Dibyangshu Sarkar—AFP

Arun Jaitley appears to back police claims that Amnesty cannot be protected under freedom of speech.

A senior Indian minister appeared on Sunday to support police in a row over free speech that saw Amnesty International slapped with sedition charges for an event about the disputed Kashmir region.

Police in Bangalore filed the initial charges last week following complaints that slogans on independence for the troubled region had been chanted at the event organized by the rights group. Finance Minister Arun Jaitley compared the freedom slogans to those at another event earlier this year at a prestigious New Delhi university that saw a student leader arrested on sedition charges.

“During an event in Bangalore, there were slogans for freedom [from India]… it was organized by a group that receives a lot of funding from abroad,” Jaitley said at a rally in the Jammu part of the Himalayan state that includes Kashmir, without directly naming Amnesty. “In Delhi, there were slogans calling for destruction of the country… raising slogans that advocate breaking the nation into pieces cannot be seen as freedom of speech and expression,” he said.

Jaitley was referring to the rally in February at the university in which slogans were chanted that led to the student’s arrest, sparking a major row over freedom of expression in India.

Sedition carries a maximum penalty of life imprisonment, although convictions are rare.

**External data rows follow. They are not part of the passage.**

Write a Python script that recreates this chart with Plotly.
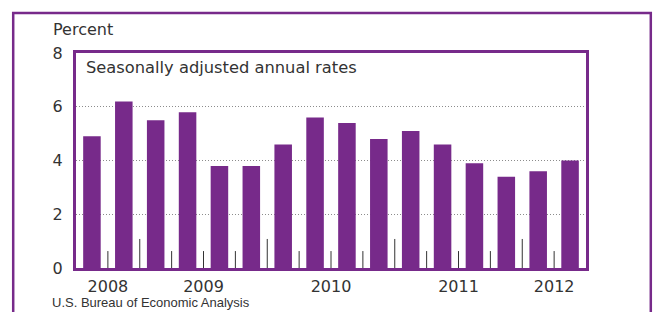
import plotly.graph_objects as go

# ---- data ----
quarters = ["2008 Q3", "2008 Q4",
            "2009 Q1", "2009 Q2", "2009 Q3", "2009 Q4",
            "2010 Q1", "2010 Q2", "2010 Q3", "2010 Q4",
            "2011 Q1", "2011 Q2", "2011 Q3", "2011 Q4",
            "2012 Q1", "2012 Q2"]
values = [4.9, 6.2, 5.5, 5.8, 3.8, 3.8, 4.6, 5.6, 5.4, 4.8, 5.1, 4.6, 3.9, 3.4, 3.6, 4.0]
y_ticks = [0, 2, 4, 6, 8]
y_label = "Percent"
note = "Seasonally adjusted annual rates"
source = "U.S. Bureau of Economic Analysis"

PURPLE = "#772A8A"
TXT = "#333333"
FONT = "DejaVu Sans"

W, H = 653, 312
# plot area in screen pixels: x 76..586, y 53..268
L, T = 76, 53
PW, PH = 510, 215
R, B = W - L - PW, H - T - PH

def px(x):
    return (x - L) / PW

def py(y):
    return (T + PH - y) / PH

xs = list(range(len(quarters)))
years = [q.split()[0] for q in quarters]
year_names = []
year_pos = []
for yr in dict.fromkeys(years):
    idx = [i for i, v in enumerate(years) if v == yr]
    year_names.append(yr)
    year_pos.append(sum(idx) / len(idx))

# separator ticks between bars (taller at year boundaries)
tx, ty = [], []
for i in range(len(quarters) - 1):
    h = 1.08 if years[i] != years[i + 1] else 0.63
    tx += [i + 0.5, i + 0.5, None]
    ty += [0, h, None]

fig = go.Figure()
fig.add_trace(go.Bar(x=xs, y=values, width=0.55, marker=dict(color=PURPLE, line=dict(width=0)),
                     hoverinfo="skip"))
fig.add_trace(go.Scatter(x=tx, y=ty, mode="lines", line=dict(color="#333333", width=1),
                         hoverinfo="skip"))

fig.update_layout(
    width=W, height=H,
    margin=dict(l=L, r=R, t=T, b=B, pad=0),
    paper_bgcolor="white", plot_bgcolor="white",
    showlegend=False,
    font=dict(family=FONT, size=16, color=TXT),
    xaxis=dict(range=[-0.5, len(quarters) - 0.5], tickmode="array", tickvals=year_pos,
               ticktext=year_names, showgrid=False, zeroline=False,
               showline=True, mirror=True, linewidth=3, linecolor=PURPLE,
               ticks="", tickfont=dict(family=FONT, size=16, color=TXT),
               ticklabelstandoff=2),
    yaxis=dict(range=[0, 8], tickmode="array", tickvals=y_ticks, showgrid=True,
               gridcolor="#8c8c8c", gridwidth=1, griddash="1px,2px", zeroline=False,
               showline=True, mirror=True, linewidth=3, linecolor=PURPLE,
               ticks="", tickfont=dict(family=FONT, size=16, color=TXT),
               ticklabelstandoff=7),
    shapes=[dict(type="rect", xref="paper", yref="paper",
                 x0=px(13.2), x1=px(650.8), y0=py(340), y1=py(13),
                 line=dict(color=PURPLE, width=2.5), fillcolor="rgba(0,0,0,0)", layer="above")],
    annotations=[
        dict(text=y_label, xref="paper", yref="paper", x=px(51), y=py(30),
             xanchor="left", yanchor="middle", showarrow=False,
             font=dict(family=FONT, size=16, color=TXT)),
        dict(text=note, xref="paper", yref="paper", x=px(84), y=py(67),
             xanchor="left", yanchor="middle", showarrow=False,
             font=dict(family=FONT, size=16.3, color=TXT)),
        dict(text=source, xref="paper", yref="paper", x=px(50), y=py(302),
             xanchor="left", yanchor="middle", showarrow=False,
             font=dict(family="Liberation Sans", size=13, color=TXT)),
    ],
)

fig.write_html("out.html", config={"displayModeBar": False},
               post_script="document.body.style.margin='0';document.body.style.overflow='hidden';")
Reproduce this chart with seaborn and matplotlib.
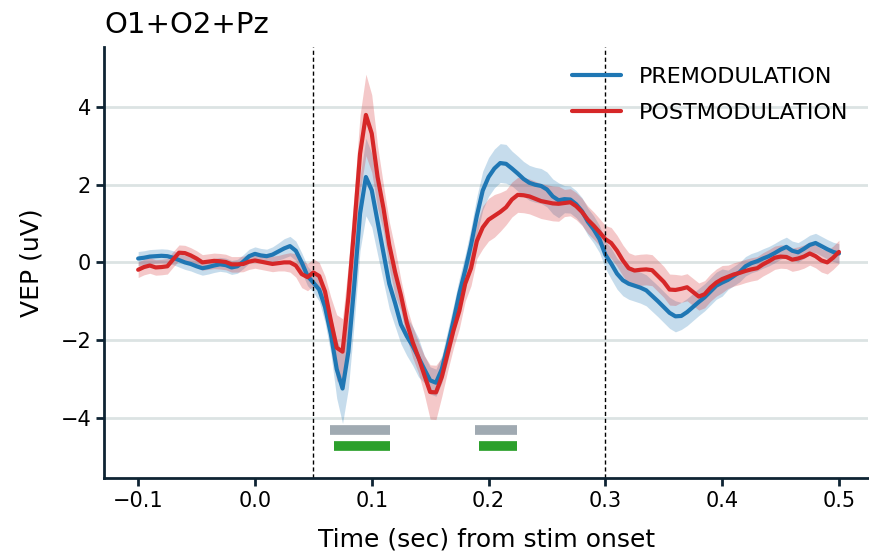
### VEP plot: PRE vs POST modulation, O1+O2+Pz ###

import numpy as np
import pandas as pd
import matplotlib
matplotlib.use("Agg")
import matplotlib.pyplot as plt
import seaborn as sns

# time grid (sec from stim onset), 5 ms steps
time = np.linspace(-0.1, 0.5, 121)

# PREMODULATION mean VEP (uV)
pre_mean = [0.10, 0.12, 0.15, 0.16, 0.17, 0.16, 0.12, 0.06, 0.00, -0.04,
            -0.10, -0.15, -0.12, -0.08, -0.05, -0.07, -0.13, -0.10, 0.02, 0.16,
            0.22, 0.18, 0.16, 0.20, 0.28, 0.36, 0.42, 0.30, 0.00, -0.35,
            -0.52, -0.70, -1.15, -1.85, -2.75, -3.25, -2.30, -0.60, 1.26, 2.20,
            1.86, 1.05, 0.25, -0.55, -1.05, -1.60, -1.90, -2.15, -2.45, -2.75,
            -3.04, -3.10, -2.75, -2.15, -1.50, -0.80, -0.20, 0.45, 1.20, 1.85,
            2.20, 2.42, 2.56, 2.54, 2.42, 2.29, 2.15, 2.05, 2.00, 1.97,
            1.88, 1.70, 1.60, 1.63, 1.62, 1.50, 1.32, 1.05, 0.85, 0.60,
            0.20, -0.03, -0.29, -0.46, -0.55, -0.60, -0.65, -0.72, -0.86, -1.00,
            -1.15, -1.30, -1.39, -1.38, -1.28, -1.15, -1.02, -0.90, -0.75, -0.60,
            -0.52, -0.45, -0.35, -0.25, -0.10, -0.02, 0.03, 0.10, 0.16, 0.24,
            0.33, 0.40, 0.30, 0.26, 0.35, 0.45, 0.50, 0.42, 0.34, 0.27,
            0.23]

# POSTMODULATION mean VEP (uV)
post_mean = [-0.19, -0.12, -0.08, -0.13, -0.12, -0.10, 0.08, 0.25, 0.24, 0.18,
             0.10, 0.00, 0.02, 0.04, 0.03, 0.01, -0.05, -0.05, -0.04, 0.02,
             0.05, 0.02, -0.01, -0.04, -0.02, 0.00, 0.00, -0.08, -0.30, -0.38,
             -0.26, -0.35, -0.75, -1.50, -2.20, -2.30, -0.90, 0.90, 2.80, 3.80,
             3.32, 2.20, 1.40, 0.45, -0.25, -0.85, -1.55, -2.05, -2.45, -2.90,
             -3.34, -3.35, -2.95, -2.35, -1.75, -1.25, -0.55, -0.15, 0.55, 0.90,
             1.10, 1.20, 1.30, 1.42, 1.62, 1.74, 1.73, 1.70, 1.64, 1.58,
             1.55, 1.52, 1.51, 1.53, 1.55, 1.45, 1.30, 1.10, 0.95, 0.78,
             0.60, 0.50, 0.30, 0.05, -0.15, -0.21, -0.19, -0.18, -0.20, -0.35,
             -0.50, -0.70, -0.71, -0.68, -0.64, -0.76, -0.88, -0.82, -0.65, -0.52,
             -0.43, -0.37, -0.31, -0.27, -0.22, -0.18, -0.15, -0.05, 0.03, 0.12,
             0.15, 0.14, 0.07, 0.10, 0.15, 0.23, 0.16, 0.05, 0.00, 0.12,
             0.27]

# half width of shaded error band (uV)
pre_err = [0.18, 0.18, 0.18, 0.18, 0.18, 0.18, 0.18, 0.18, 0.18, 0.18,
           0.18, 0.18, 0.18, 0.18, 0.18, 0.18, 0.18, 0.18, 0.18, 0.18,
           0.18, 0.18, 0.18, 0.20, 0.22, 0.25, 0.25, 0.25, 0.25, 0.25,
           0.25, 0.30, 0.40, 0.50, 0.75, 0.90, 0.95, 0.95, 0.95, 1.00,
           0.95, 0.85, 0.75, 0.65, 0.60, 0.50, 0.50, 0.50, 0.50, 0.35,
           0.35, 0.35, 0.35, 0.40, 0.40, 0.40, 0.40, 0.45, 0.50, 0.50,
           0.50, 0.50, 0.50, 0.50, 0.45, 0.45, 0.45, 0.45, 0.45, 0.45,
           0.45, 0.45, 0.45, 0.35, 0.35, 0.35, 0.35, 0.35, 0.35, 0.35,
           0.35, 0.40, 0.40, 0.40, 0.40, 0.40, 0.40, 0.40, 0.40, 0.40,
           0.40, 0.40, 0.40, 0.35, 0.35, 0.35, 0.35, 0.35, 0.35, 0.35,
           0.35, 0.25, 0.25, 0.25, 0.25, 0.25, 0.25, 0.25, 0.25, 0.25,
           0.25, 0.25, 0.25, 0.25, 0.25, 0.25, 0.25, 0.25, 0.25, 0.25,
           0.25]

post_err = [0.20, 0.20, 0.20, 0.20, 0.20, 0.20, 0.20, 0.20, 0.20, 0.20,
            0.20, 0.20, 0.20, 0.20, 0.20, 0.20, 0.20, 0.20, 0.20, 0.20,
            0.20, 0.20, 0.20, 0.20, 0.20, 0.22, 0.25, 0.30, 0.35, 0.35,
            0.35, 0.35, 0.40, 0.60, 0.85, 0.85, 0.85, 0.90, 1.00, 1.05,
            1.00, 0.80, 0.60, 0.60, 0.60, 0.40, 0.40, 0.40, 0.40, 0.50,
            0.70, 0.70, 0.50, 0.45, 0.45, 0.45, 0.45, 0.45, 0.45, 0.55,
            0.55, 0.55, 0.50, 0.45, 0.45, 0.45, 0.45, 0.45, 0.45, 0.45,
            0.45, 0.45, 0.45, 0.35, 0.35, 0.35, 0.35, 0.35, 0.35, 0.35,
            0.35, 0.40, 0.40, 0.40, 0.40, 0.40, 0.40, 0.40, 0.40, 0.40,
            0.40, 0.40, 0.40, 0.35, 0.35, 0.35, 0.35, 0.35, 0.35, 0.35,
            0.35, 0.30, 0.30, 0.30, 0.30, 0.30, 0.30, 0.30, 0.30, 0.30,
            0.30, 0.30, 0.30, 0.30, 0.30, 0.30, 0.30, 0.30, 0.30, 0.30,
            0.30]

# significance windows (sec): grey = pre, green = post
sig_grey = [(0.064, 0.116), (0.188, 0.224)]
sig_green = [(0.068, 0.116), (0.192, 0.224)]

# analysis window markers
vlines = [0.05, 0.30]

conditions = ["PREMODULATION", "POSTMODULATION"]
colors = ["#1f77b4", "#d62728"]

# long format dataframe for seaborn
df = pd.concat([
    pd.DataFrame({"time": time, "vep": pre_mean, "err": pre_err, "cond": conditions[0]}),
    pd.DataFrame({"time": time, "vep": post_mean, "err": post_err, "cond": conditions[1]}),
])

sns.set_style("white")
plt.rcParams['font.family'] = ['DejaVu Sans']
plt.rcParams['text.color'] = 'black'
plt.rcParams['axes.labelcolor'] = 'black'
plt.rcParams['xtick.color'] = 'black'
plt.rcParams['ytick.color'] = 'black'

fig = plt.figure(figsize = (8.69, 5.53), dpi = 100)
ax = fig.add_axes([0.12, 0.136, 0.879, 0.779])

# horizontal grid
ax.set_axisbelow(True)
ax.yaxis.grid(True, color = "#dce3e3", linewidth = 2)

# error bands
for cond, col in zip(conditions, colors):
    d = df[df["cond"] == cond]
    ax.fill_between(d["time"], d["vep"] - d["err"], d["vep"] + d["err"],
                    color = col, alpha = 0.25, linewidth = 0)

# mean lines
sns.lineplot(data = df, x = "time", y = "vep", hue = "cond", hue_order = conditions,
             palette = colors, linewidth = 3, ax = ax, errorbar = None)

for v in vlines:
    ax.axvline(v, color = "black", linestyle = (0, (3, 2)), linewidth = 1)

# significance bars
for a, b in sig_grey:
    ax.plot([a, b], [-4.33, -4.33], color = "#a0aab2", linewidth = 7, solid_capstyle = "butt")
for a, b in sig_green:
    ax.plot([a, b], [-4.72, -4.72], color = "#2ca02c", linewidth = 7, solid_capstyle = "butt")

ax.set_xlim(-0.129, 0.525)
ax.set_ylim(-5.55, 5.55)
ax.set_xticks([-0.1, 0.0, 0.1, 0.2, 0.3, 0.4, 0.5])
ax.set_yticks([-4, -2, 0, 2, 4])
ax.set_xlabel("Time (sec) from stim onset", fontsize = 18, labelpad = 12)
ax.set_ylabel("VEP (uV)", fontsize = 18, labelpad = 12)
ax.set_title("O1+O2+Pz", loc = "left", fontsize = 21, pad = 10)
ax.tick_params(axis = "both", labelsize = 15, length = 6, width = 2, color = "#0e2433", left = True, bottom = True)

for s in ["top", "right"]:
    ax.spines[s].set_visible(False)
for s in ["left", "bottom"]:
    ax.spines[s].set_color("#0e2433")
    ax.spines[s].set_linewidth(2)

leg = ax.legend(loc = "upper right", frameon = False, fontsize = 16, handlelength = 2.2,
                labelspacing = 0.7)
for line in leg.get_lines():
    line.set_linewidth(3)

fig.savefig("out.png", dpi = 100)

In the latest case Amnesty denied its staff made any such comments on independence for Kashmir. It said the charges showed a lack of “fundamental rights and freedoms in India.” Amnesty has said the event was focused on human rights violations in India-administered Kashmir, which has been reeling from weeks of deadly violence between protesters and security forces.

Police have said they will investigate who made the comments following complaints from a Hindu nationalist student group.

Rights campaigners have long accused India’s governments of using the British-era sedition law to clamp down on dissent. Sedition charges have been used in the past against supporters of independence for Kashmir, which is divided between India and Pakistan but claimed in full by both.

Indian forces have since 1989 been fighting militant groups seeking either independence for Kashmir or a merger with Pakistan. At least 63 civilians have been killed and more than 6,000 injured in the most recent clashes between protesters and security forces, sparked by the killing of a top militant.